His mother, Delorres, remembers, “I told her my husband and I, all of the people in our family were short.” Then she looked again at all the other kids in school and realized — “something wasn’t right.”
So it was that Mike started a long course on experimental drugs — receiving shots of human growth hormones derived from the pituitary gland of human cadavers.
That’s not so unusual, Dr. Leveston tells The Chronicle. The experimental drug was distributed through a specially formed arm of the National Institutes of Health called the Pituitary Network Association, from the late 1950s to 1985.
When Mike was born in 1972, he also had a litany of serious medical issues.
Besides the growth hormone deficiency that left him notably smaller than his playmates, Mike was born with what’s called “strawberry nevus.” The disorder of the veins caused large, disfiguring red masses around his left eye, mouth and nose.
Mike says it took uncountable surgeries and plastic surgery to remove the damaged vessels. He still has the scars, and he’s blind in the one eye.
“I also had heart surgery,” he says, at about 18 months old, he and his mother believe, involving a double aorta, removing one that was wrapped around his trachea and inhibiting its function.
“I was in and out of hospitals all the time,” Mike says.
The diagnostic protocol for growth deficiency included artificially lowering the child’s insulin level — something Dr. Leveston recalls as particularly brutal. Mike only remembers that it was his birthday, and his classmates all sent cards.
He does remember the terrifying long needles used to inject the hormones.
Check-ups in the hospital loomed large for him — he remembers examinations in rooms full of medical students, more needles for blood draws, X-rays to measure growth plates. Dr. Leveston says the hospital visits were far less frequent, and difficult but less invasive than Mike recalls.
“Still, it wasn’t easy,” the doctor says.
Through it all, Mike was by all accounts an outgoing, mischievous child.Dr. Leveston outright guffaws: “You couldn’t not remember Mike.”
There was the time the kid slipped out of their grasp, ran down the hall to avoid those needles, doctors hot in chase.
Or when he was on the hospital’s rooftop lounge with other kids, “doing what kids do,” Mike recalls. What was that? In his case, inciting the other young patients to throw snowballs onto cars below.
At school, Mike says he was embraced by his classmates, hung around with the older kids, always, a larger-than-life personality despite the pain, the difficult treatments, the facial disorder and scars that may have separated a less confident child from his peers.
From an early age he was fascinated by radio, he says, forging relationships with Albany radio personalities, calling in to the morning shows as a regular contributor while just a kid.
Eventually he made his way to the broadcasting program at SUNY Adirondack, then Adirondack Community College.
“I never finished the degree,” he says — he had already elbowed his way into a job on-air.
The HGH drugs he received were removed from circulation abruptly in 1985 when some patients developed Creuzfeldt-Jakob Disease.
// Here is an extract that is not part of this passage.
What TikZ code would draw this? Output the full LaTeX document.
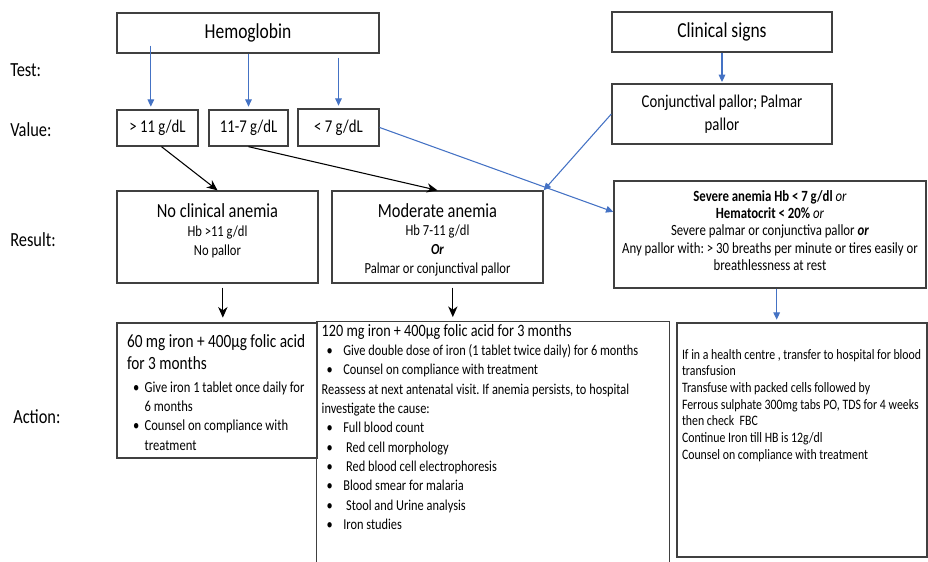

Like so-called Mad Cow Disease, Dr. Leveston explains, can lie dormant in the system for up to 30 years before it develops into a fatal, degenerative brain disease.
“So,” Mike says, “I had that to think about, too.” He’s safely beyond the peril now, but says, “We did lose a lot of kids.”
The pharmaceutical industry shifted to a non-cadaver-derived artificial growth hormone. That’s what’s used today to treat growth deficiencies, along with an increasing number of related disorders.
“I’m glad to know that my suffering helped other kids,” Mike says now. “I’m proud of that. I get a lot of ‘short’ jokes, but I’m not short, I know. I was short.”
Dr. Leveston says, “Through these treatments, Mike was able to reach a level of stature that allows him to function well in this elitist, height-favored society. And, he has done well with everything he has touched.”
“It wasn’t curing cancer,” Dr. Leveston adds of the research. “But yes, Mike is justifiably proud to have had a part in this.”